WHAT YOU WILL DO | Return only the lines from the top of the data down to the one that holds "ax.bar(gx + off, negativo, **bar_kw)", both included, without any pictures.

━━━━━━

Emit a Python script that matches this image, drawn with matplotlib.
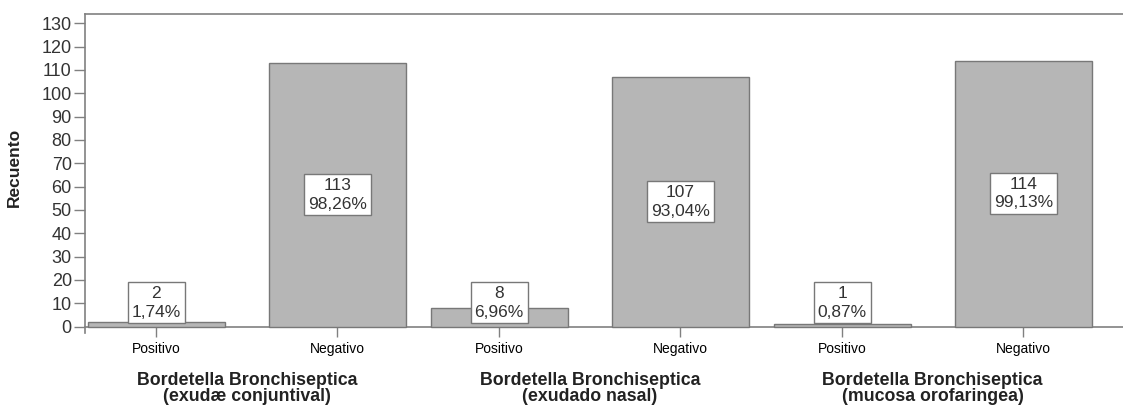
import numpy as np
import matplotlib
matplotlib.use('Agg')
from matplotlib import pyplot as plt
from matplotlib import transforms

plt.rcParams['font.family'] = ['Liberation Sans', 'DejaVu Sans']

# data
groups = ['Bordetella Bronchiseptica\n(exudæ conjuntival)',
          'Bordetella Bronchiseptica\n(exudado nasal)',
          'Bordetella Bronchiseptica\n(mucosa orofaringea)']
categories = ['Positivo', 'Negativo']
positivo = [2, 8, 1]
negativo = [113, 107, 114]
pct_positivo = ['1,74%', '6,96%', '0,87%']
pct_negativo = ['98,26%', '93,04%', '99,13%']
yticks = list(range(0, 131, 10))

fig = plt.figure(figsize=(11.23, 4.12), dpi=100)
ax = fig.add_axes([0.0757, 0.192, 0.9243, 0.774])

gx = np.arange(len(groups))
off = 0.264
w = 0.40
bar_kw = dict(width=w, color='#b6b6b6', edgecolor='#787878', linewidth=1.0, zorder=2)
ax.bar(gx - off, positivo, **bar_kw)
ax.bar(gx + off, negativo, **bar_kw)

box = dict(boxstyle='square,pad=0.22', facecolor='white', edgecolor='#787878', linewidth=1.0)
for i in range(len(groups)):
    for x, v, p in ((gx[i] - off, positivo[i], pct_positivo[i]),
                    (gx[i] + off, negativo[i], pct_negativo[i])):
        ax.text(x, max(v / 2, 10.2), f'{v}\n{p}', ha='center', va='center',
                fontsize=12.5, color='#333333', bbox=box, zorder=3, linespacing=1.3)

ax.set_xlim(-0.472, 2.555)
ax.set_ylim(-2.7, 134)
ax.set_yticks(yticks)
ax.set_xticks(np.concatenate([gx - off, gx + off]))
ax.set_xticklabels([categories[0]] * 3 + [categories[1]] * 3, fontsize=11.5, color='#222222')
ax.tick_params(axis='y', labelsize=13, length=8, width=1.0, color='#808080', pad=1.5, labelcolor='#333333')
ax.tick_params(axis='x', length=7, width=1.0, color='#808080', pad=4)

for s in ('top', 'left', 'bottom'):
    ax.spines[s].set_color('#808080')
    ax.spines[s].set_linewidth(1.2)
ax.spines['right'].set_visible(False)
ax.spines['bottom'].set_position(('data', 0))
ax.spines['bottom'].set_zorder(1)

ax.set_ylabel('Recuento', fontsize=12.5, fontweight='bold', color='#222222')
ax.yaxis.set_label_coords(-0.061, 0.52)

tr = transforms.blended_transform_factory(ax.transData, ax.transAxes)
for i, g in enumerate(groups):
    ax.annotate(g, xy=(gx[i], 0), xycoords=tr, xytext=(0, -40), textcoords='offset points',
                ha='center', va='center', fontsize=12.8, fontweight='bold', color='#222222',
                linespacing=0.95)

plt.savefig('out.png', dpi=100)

━━━━━━

WRITTEN RESPONSE |
Emit a Python script that matches this image, drawn with matplotlib.
import numpy as np
import matplotlib
matplotlib.use('Agg')
from matplotlib import pyplot as plt
from matplotlib import transforms

plt.rcParams['font.family'] = ['Liberation Sans', 'DejaVu Sans']

# data
groups = ['Bordetella Bronchiseptica\n(exudæ conjuntival)',
          'Bordetella Bronchiseptica\n(exudado nasal)',
          'Bordetella Bronchiseptica\n(mucosa orofaringea)']
categories = ['Positivo', 'Negativo']
positivo = [2, 8, 1]
negativo = [113, 107, 114]
pct_positivo = ['1,74%', '6,96%', '0,87%']
pct_negativo = ['98,26%', '93,04%', '99,13%']
yticks = list(range(0, 131, 10))

fig = plt.figure(figsize=(11.23, 4.12), dpi=100)
ax = fig.add_axes([0.0757, 0.192, 0.9243, 0.774])

gx = np.arange(len(groups))
off = 0.264
w = 0.40
bar_kw = dict(width=w, color='#b6b6b6', edgecolor='#787878', linewidth=1.0, zorder=2)
ax.bar(gx - off, positivo, **bar_kw)
ax.bar(gx + off, negativo, **bar_kw)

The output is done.